Hong Kong was also ground zero for the SARS epidemic, so that may have made the mask more socially acceptable.

Sunday, October 17, 2010

Sai Kung: Fresh Seafood

Seafood is a major ingredient in the Cantonese cuisine that prevails in Hong Kong. Many restaurants have tanks filled with various live fish and shellfish. In a visit to Sai Kung -- a seaside village in Hong Kong -- there are a large number of seafood restaurants along the waterfront that have impressive varieties of live seafood on display.





This is the squid with green and black pepper.

Hiking in Hong Kong

I do a lot of walking in Hong Kong -- mostly in crowded and congested urban commercial districts. Today I took the advice of many Hong Kongers and explored one of the mountain hiking trails. The most well-known is the MacLehose Trail that runs 100 kilometers over some beautiful and rugged terrain. I traversed the stage one segment (10.6 kilometers) which runs alongside a huge reservoir to the ocean.



According to what I read this is an unusual rock formation -- hexagonal vertical rhyolite columns -- that is unique to these islands and the product of volcanic activity.



These concrete blocks in an interesting shape are "dolosse" used to protect the dam and reservoir channel from ocean waves.

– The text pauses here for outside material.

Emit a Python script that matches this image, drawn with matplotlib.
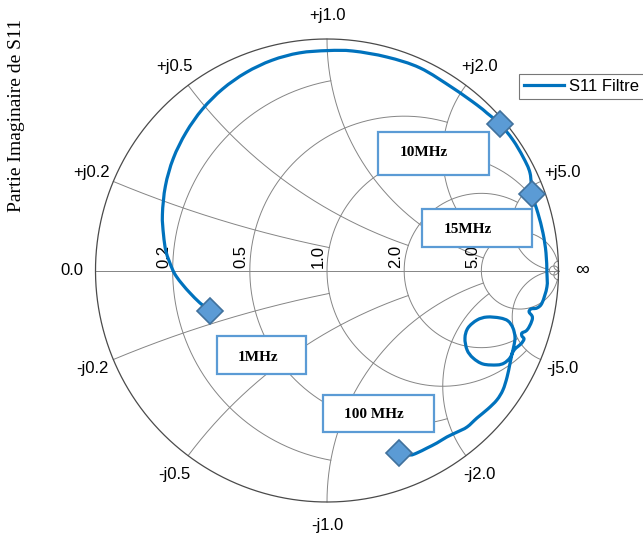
import numpy as np
import matplotlib
matplotlib.use("Agg")
import matplotlib.pyplot as plt
from matplotlib.patches import Rectangle, PathPatch
from matplotlib.path import Path
from matplotlib.lines import Line2D

# ---- data: S11 (reflection coefficient) real / imaginary parts ----
s11_re = [-0.505, -0.549, -0.592, -0.622, -0.652, -0.670, -0.695, -0.706, -0.711, -0.698,
          -0.664, -0.609, -0.538, -0.451, -0.350, -0.238, -0.119, 0.004, 0.112, 0.259,
          0.402, 0.544, 0.648, 0.691, 0.747, 0.803, 0.847, 0.877, 0.886, 0.911,
          0.933, 0.946, 0.950, 0.950, 0.929, 0.907, 0.881, 0.873, 0.886, 0.886,
          0.873, 0.860, 0.842, 0.842, 0.851, 0.838, 0.816, 0.803, 0.790, 0.765,
          0.734, 0.674, 0.631, 0.605, 0.596, 0.609, 0.648, 0.691, 0.747, 0.782,
          0.803, 0.812, 0.808, 0.799, 0.790, 0.778, 0.760, 0.734, 0.695, 0.648,
          0.605, 0.562, 0.518, 0.475, 0.432, 0.389, 0.359, 0.311]
s11_im = [-0.175, -0.140, -0.097, -0.063, -0.024, 0.011, 0.080, 0.153, 0.242, 0.365,
          0.484, 0.596, 0.697, 0.784, 0.855, 0.908, 0.940, 0.950, 0.948, 0.922,
          0.875, 0.788, 0.715, 0.680, 0.633, 0.564, 0.490, 0.421, 0.330, 0.248,
          0.162, 0.076, -0.011, -0.071, -0.140, -0.162, -0.166, -0.179, -0.197, -0.214,
          -0.244, -0.261, -0.270, -0.283, -0.296, -0.317, -0.335, -0.352, -0.378, -0.400,
          -0.408, -0.404, -0.378, -0.343, -0.292, -0.248, -0.214, -0.201, -0.205, -0.218,
          -0.248, -0.287, -0.322, -0.361, -0.404, -0.460, -0.516, -0.559, -0.598, -0.637,
          -0.676, -0.698, -0.719, -0.745, -0.767, -0.788, -0.797, -0.788]

marker_labels = ["1MHz", "10MHz", "15MHz", "100 MHz"]
marker_re = [-0.505, 0.747, 0.886, 0.311]
marker_im = [-0.175, 0.633, 0.330, -0.788]

grid_values = [0.2, 0.5, 1.0, 2.0, 5.0, 50.0]
grid_limits = [1.0, 2.0, 5.0, 5.0, 50.0, np.inf]
r_tick_values = [0.2, 0.5, 1.0, 2.0, 5.0]
r_tick_labels = ["0.2", "0.5", "1.0", "2.0", "5.0"]
x_tick_values = [0.2, 0.5, 1.0, 2.0, 5.0]
x_tick_pos_labels = ["+j0.2", "+j0.5", "+j1.0", "+j2.0", "+j5.0"]
x_tick_neg_labels = ["-j0.2", "-j0.5", "-j1.0", "-j2.0", "-j5.0"]

# ---- layout ----
W, H = 643, 540
CX, CY, R = 327.0, 270.5, 231.5
fig = plt.figure(figsize=(W / 100, H / 100), dpi=100)
ax = fig.add_axes([0, 0, 1, 1])
ax.set_xlim(-CX / R, (W - CX) / R)
ax.set_ylim(-(H - CY) / R, CY / R)
ax.axis("off")

GRID = "#858585"
OUTER = "#4a4a4a"
BLUE = "#0072BD"
SANS = "Liberation Sans"
SERIF = "Liberation Serif"


def gam(z):
    return (z - 1) / (z + 1)


# resistance circles
for r, lim in zip(grid_values, grid_limits):
    if np.isinf(lim):
        t = np.linspace(0, 2 * np.pi, 400)
        c, rad = r / (1 + r), 1 / (1 + r)
        ax.plot(c + rad * np.cos(t), rad * np.sin(t), color=GRID, lw=0.7, zorder=1)
    else:
        xs = np.linspace(-lim, lim, 3000)
        g = gam(r + 1j * xs)
        ax.plot(g.real, g.imag, color=GRID, lw=0.7, zorder=1)

# reactance arcs
for xv, lim in zip(grid_values, grid_limits):
    if np.isinf(lim):
        rs = np.tan(np.linspace(0, np.pi / 2 * 0.99999, 3000))
    else:
        rs = np.concatenate([[0.0], np.geomspace(1e-3, lim, 3000)])
    for sgn in (1, -1):
        g = gam(rs + 1j * sgn * xv)
        ax.plot(g.real, g.imag, color=GRID, lw=0.7, zorder=1)

# real axis and outer circle
ax.plot([-1, 1], [0, 0], color=GRID, lw=0.7, zorder=1)
t = np.linspace(0, 2 * np.pi, 600)
ax.plot(np.cos(t), np.sin(t), color=OUTER, lw=0.9, zorder=1)

# labels on outer circle
LR = 1.10
for xv, lp, ln in zip(x_tick_values, x_tick_pos_labels, x_tick_neg_labels):
    for sgn, lab in ((1, lp), (-1, ln)):
        a = np.angle(gam(1j * sgn * xv))
        ax.text(LR * np.cos(a), LR * np.sin(a), lab, ha="center", va="center",
                fontsize=12, family=SANS, color="black")
ax.text(-LR, 0, "0.0", ha="center", va="center", fontsize=12, family=SANS)
ax.text(LR, 0, "\u221e", ha="center", va="center", fontsize=14, family=SANS)

for rv, lab in zip(r_tick_values, r_tick_labels):
    xl = (rv - 1) / (rv + 1)
    ax.text(xl - 0.006, 0.01, lab, rotation=90, ha="right", va="bottom",
            fontsize=12, family=SANS, zorder=2)

# curve, drawn as a smooth Catmull-Rom path through the data points
P = np.column_stack([s11_re, s11_im])
Pe = np.vstack([P[0], P, P[-1]])
verts = [tuple(P[0])]
codes = [Path.MOVETO]
for i in range(1, len(Pe) - 2):
    p0, p1, p2, p3 = Pe[i - 1], Pe[i], Pe[i + 1], Pe[i + 2]
    c1 = p1 + (p2 - p0) / 6.0
    c2 = p2 - (p3 - p1) / 6.0
    verts += [tuple(c1), tuple(c2), tuple(p2)]
    codes += [Path.CURVE4] * 3
ax.add_patch(PathPatch(Path(verts, codes), facecolor="none", edgecolor=BLUE, lw=2.3,
                       capstyle="round", joinstyle="round", zorder=3))
ax.plot(marker_re, marker_im, ls="none", marker="D", ms=13.5, mfc="#5B9BD5",
        mec="#41719C", mew=1.2, zorder=4)

# annotation boxes
box_centers = [(-0.283, -0.365), (0.460, 0.505), (0.648, 0.184), (0.222, -0.618)]
box_sizes = [(0.384, 0.164), (0.480, 0.186), (0.475, 0.164), (0.480, 0.160)]
text_pos = [(-0.296, -0.374), (0.419, 0.508), (0.609, 0.179), (0.203, -0.624)]
for lab, (bx, by), (bw, bh), (tx, ty) in zip(marker_labels, box_centers, box_sizes, text_pos):
    ax.add_patch(Rectangle((bx - bw / 2, by - bh / 2), bw, bh, facecolor="white",
                           edgecolor="#5B9BD5", lw=1.6, zorder=5))
    ax.text(tx, ty, lab, ha="center", va="center", fontsize=11, family=SERIF,
            fontweight="bold", zorder=6)

# y label
fig.text(17 / W, 1 - 115 / H, "Partie Imaginaire de S11", rotation=90,
         ha="center", va="center", fontsize=14, family=SERIF)

# legend
handle = Line2D([], [], color=BLUE, lw=2.3)
leg = fig.legend([handle], ["S11 Filtre"], loc="upper left",
                 bbox_to_anchor=(519 / W, 1 - 74 / H), bbox_transform=fig.transFigure,
                 borderaxespad=0, frameon=True, fancybox=False, borderpad=0.3,
                 handlelength=2.4, handletextpad=0.3, prop={"family": SANS, "size": 12})
leg.get_frame().set_edgecolor("#555555")
leg.get_frame().set_linewidth(0.8)

fig.savefig("out.png", dpi=100)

Saturday, October 16, 2010

Public Transport: Trams

Many people on Hong Kong island take advantage of the double-decker tramway system. Like just about everything in Hong Kong, they are festooned with commercial advertisement. But they are much more environmentally friendly than the many buses that travel the roads of Hong Kong.



Banksters

Like in the U.S., people here are also disgusted with corrupt and illegitimate banking institutions. This is a protest outside the Bank of China. I see similar protests outside the headquarters of other banks in Hong Kong on a regular basis.

School Spirit: Hong Kong Style

As I posted earlier, at universities here there are no mascots, or t-shirts, or school spirit along the lines of U.S. universities (and no football or basketball or tailgating) . However, I recently discovered where the spirit lies -- with one's academic program.

In Hong Kong, under the current three year undergraduate degree (which will change; that is why I am here), students are admitted to specific academic programs rather than the university. In the fall the programs compete for student votes that, as I understand it, translate into recognition and resources for the winning programs.

Every morning for the past week students have been promoting their programs through orchestrated cheers, signs, and uniforms outside the main academic building. I originally mistook the noise and hubbub for a political demonstration.